On several occasions after a primordial beastie leaps out of nowhere and kills off a couple more members of our intrepid party, they’ll get ready to soldier on and one of them will say something like, “Are we NOT going to talk about what just happened?!?” And the rest will in some way glumly respond that no, we’re not going to talk about what just happened. (Which, of course, is a way of talking about what happened.)

Smartly, big K appears within a couple of minutes of the beginning. He’s got a classic look, grand and majestic and threatening. Kong’s stature has grown with his legend. Climb the Empire State Building? Dude IS the Empire State Building.

Here he’s a lonely god-king, lumbering around his hidden island in the South Pacific circa 1973. He’s angry but also seems sad, and we’ll find out why later. When a bunch of scientists and Army types show up on an exploration mission, dropping seismic bombs and causing a ruckus on his turf, Kong quickly lays down some smack. But he’s got other things on his plate, and humans are just the pesky crumbs.

You want a plot summary? I’m not sure we really need one. Kong rules his secret island, the humans have come in helicopters to find out what’s there, and they quarrel. All 14 choppers are crashed, so it becomes a quest for survival by those who are left.

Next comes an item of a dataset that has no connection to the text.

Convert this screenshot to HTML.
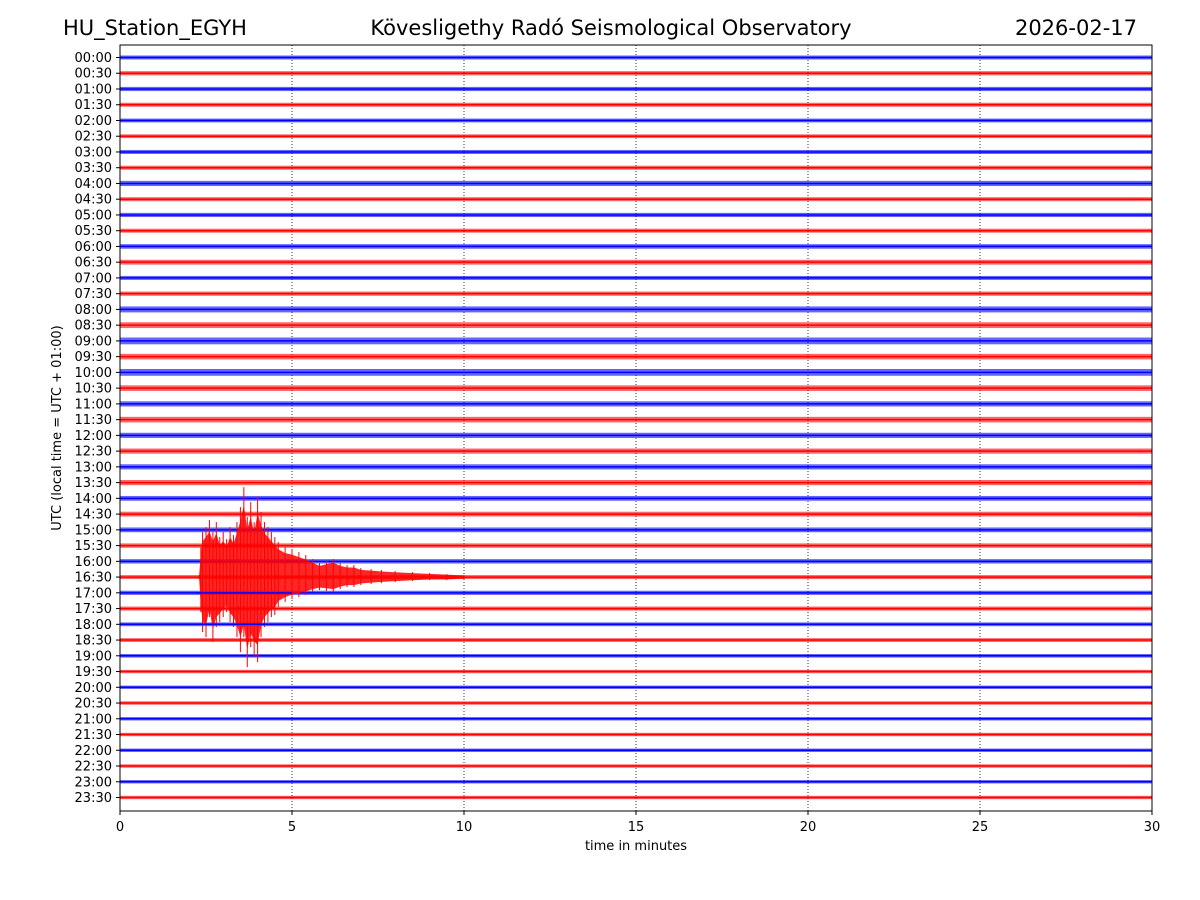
<!DOCTYPE html>
<html><head><meta charset="utf-8"><style>
html,body{margin:0;padding:0;background:#fff;}
svg{display:block;font-family:"DejaVu Sans","Liberation Sans",sans-serif;}
</style></head><body>
<svg id="chart" width="1200" height="900" viewBox="0 0 1200 900">
<rect width="1200" height="900" fill="#fff"/>
<text x="63" y="35" font-size="21">HU_Station_EGYH</text>
<text x="611" y="35" font-size="21" text-anchor="middle">Kövesligethy Radó Seismological Observatory</text>
<text x="1137" y="35" font-size="21" text-anchor="end">2026-02-17</text>
<g id="grid"></g>
<g id="traces"></g>
<g id="event"></g>
<rect x="120" y="45" width="1032" height="766" fill="none" stroke="#000" stroke-width="1"/>
<g id="yticks"></g>
<g id="xticks"></g>
<text x="636" y="850" font-size="13" text-anchor="middle">time in minutes</text>
<text transform="translate(61,428) rotate(-90)" font-size="13" text-anchor="middle">UTC (local time = UTC + 01:00)</text>
</svg>
<script>
const rowLabels = [];
for (let h = 0; h < 24; h++) { const hh = String(h).padStart(2,'0'); rowLabels.push(hh+':00'); rowLabels.push(hh+':30'); }
const xTicks = [0,5,10,15,20,25,30];
const noiseAmp = [2.0,2.1,2.1,2.0,1.9,1.9,2.0,2.0,2.6,2.0,2.1,2.0,2.3,2.4,2.0,2.1,3.0,2.9,3.4,2.8,3.4,2.8,2.6,2.8,2.6,2.6,2.6,2.6,2.4,2.4,2.4,2.2,2.2,2.0,2.1,2.0,1.9,1.9,1.8,1.7,1.7,1.7,1.7,1.7,1.7,1.7,1.7,1.7];
const eventRow = 33;
const eventT = [2.30,2.35,2.40,2.50,2.60,2.70,2.80,2.90,3.00,3.10,3.20,3.30,3.40,3.50,3.60,3.70,3.80,3.90,4.00,4.10,4.20,4.30,4.40,4.50,4.60,4.80,5.00,5.20,5.40,5.60,5.80,6.00,6.20,6.40,6.60,6.80,7.00,7.30,7.60,8.00,8.50,9.00,9.50,10.0];
const eventUp = [2,30,45,50,57,45,55,40,45,38,50,42,55,70,90,60,75,55,80,65,55,50,45,40,35,30,28,25,22,18,14,16,18,14,12,12,9,8,7,6,5,4,3,2];
const eventDown = [2,35,55,60,40,65,50,45,40,35,45,50,60,75,60,90,70,80,85,60,50,45,40,38,30,25,22,20,18,15,13,14,15,12,10,10,8,7,6,5,4,3,3,2];

const NS='http://www.w3.org/2000/svg';
const x = m => 120 + m*(1032/30);
const rowY = i => 57.5 + i*(740/47);
const ampPx = a => a;
function mk(tag, attrs, parent){ const e=document.createElementNS(NS,tag); for(const k in attrs) e.setAttribute(k,attrs[k]); parent.appendChild(e); return e; }
const grid=document.getElementById('grid'), traces=document.getElementById('traces'), ev=document.getElementById('event'), yt=document.getElementById('yticks'), xt=document.getElementById('xticks');

xTicks.forEach(t=>{
  if(t>0&&t<30){ const g=mk('line',{x1:x(t),x2:x(t),y1:45,y2:811,stroke:'#000','stroke-width':0.8,'stroke-dasharray':'1,2'},grid);
    
     }
  const tk=mk('line',{x1:x(t),x2:x(t),y1:811,y2:815,stroke:'#000'},xt);
  
  
  const lb=mk('text',{x:x(t),y:831,'font-size':13,'text-anchor':'middle'},xt); lb.textContent=t;
  
  
});

rowLabels.forEach((lab,i)=>{
  const y=rowY(i), col = i%2===0 ? '#0000ff' : '#ff0000';
  const a=ampPx(noiseAmp[i]);
  const g=mk('g',{},traces);
  
  
  mk('rect',{x:x(0),y:y-a,width:x(30)-x(0),height:2*a,fill:col,opacity:0.6},g);
  mk('line',{x1:x(0),x2:x(30),y1:y,y2:y,stroke:col,'stroke-width':1.5},g);
  const tk=mk('line',{x1:116,x2:120,y1:y,y2:y,stroke:'#000'},yt);
  
  
  const lb=mk('text',{x:112,y:y+4.5,'font-size':13,'text-anchor':'end'},yt); lb.textContent=lab;
  
  
  if(i===eventRow){
    const y0=y;
    let pts=eventT.map((t,k)=>x(t)+','+(y0-0.8*ampPx(eventUp[k]))).join(' ');
    pts+=' '+eventT.slice().reverse().map((t,k)=>{const j=eventT.length-1-k; return x(t)+','+(y0+0.8*ampPx(eventDown[j]));}).join(' ');
    const p=mk('polygon',{points:pts,fill:'#ff0000',opacity:0.85},ev);
    
    
    eventT.forEach((t,k)=>{
      const l=mk('line',{x1:x(t),x2:x(t),y1:y0-ampPx(eventUp[k]),y2:y0+ampPx(eventDown[k]),stroke:'#ff0000','stroke-width':1},ev);
      
      
    });
  }
});
[34,36].forEach(i=>{
  const y=rowY(i);
  const l=mk('line',{x1:x(2.2),x2:x(5),y1:y,y2:y,stroke:'#0000ff','stroke-width':1.5},ev);
  
  
});
</script>
</body></html>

This is not the sort of movie to quibble over details. You want to know why there are prehistoric monsters on this one island? Let the eggheads bicker about subterranean vents and whatnot. How can there be a permanent hurricane surrounding the island, cutting it off from previous exploration? What are you, a damn meteorologist? Go find some low-pressure systems to warn Aunt Bessie about.

The ensemble cast is a collection of types rather than characters: Tom Hiddleston is the burnt-out British survivalist with suspiciously tight T-shirts and frosted highlights; Brie Larson is the “anti-war photojournalist” (her words) who represents the group’s soulful side; John Goodman is the kooky scientist running a fringe government agency called Monarch that searches for bigfoots, and Corey Hawkins is his dweeby protégé; John Ortiz is the uptight bureaucrat whose role is to be the lawyer in “Jurassic Park;” Samuel L. Jackson is the guts-and-glory wing commander who makes it a personal grudge with Kong; Toby Kebbell is Jackson’s resolute No. 2, who writes “Dear Billy” letters home to his son, which becomes a running theme among the rest; and Tian Jing is the inconsequential Asian supporting character included only to shore up the Chinese market.

The guy who probably had the best time making the movie is John C. Reilly, who plays an addled American pilot who crash-landed on the island during World War II, and can’t understand why nobody listens to the guy who actually knows what’s what. He gets a lot of great one-liners and milks them for every drop.

I also enjoyed Shea Whigham as the taciturn older soldier who’s been around and isn’t fazed by much; after Kong has torn up all their Hueys he offers, “That was an unconventional encounter.” He’s exactly the sort of character who’s kept around to make a noble sacrifice near the end, which goes exactly as we think, but also not.

Dan Gilroy, Max Borenstein and Derek Connolly wrote the screenplay, along (I hear) with a host of uncredited others. Director Jordan Vogt-Roberts was an interesting choice; his only other feature film credit is “The Kings of Summer,” a tiny coming-of-age indie that made its way around the festival circuit awhile back.

Peter Jackson was originally set to direct “Kong: Skull Island,” but I guess somebody finally got around to watching his first Kong movie. The project banged around and ended up in its current weird but rather wonderful form. Hell, a King Kong movie that throws in an “Oldboy” reference can’t be all bad.

I was going to end this review by harkening back to the first paragraph, which some professor once taught is the mark of a good essay. But I decided it was giving away too much, and if you stick around till the very end you’ll see why.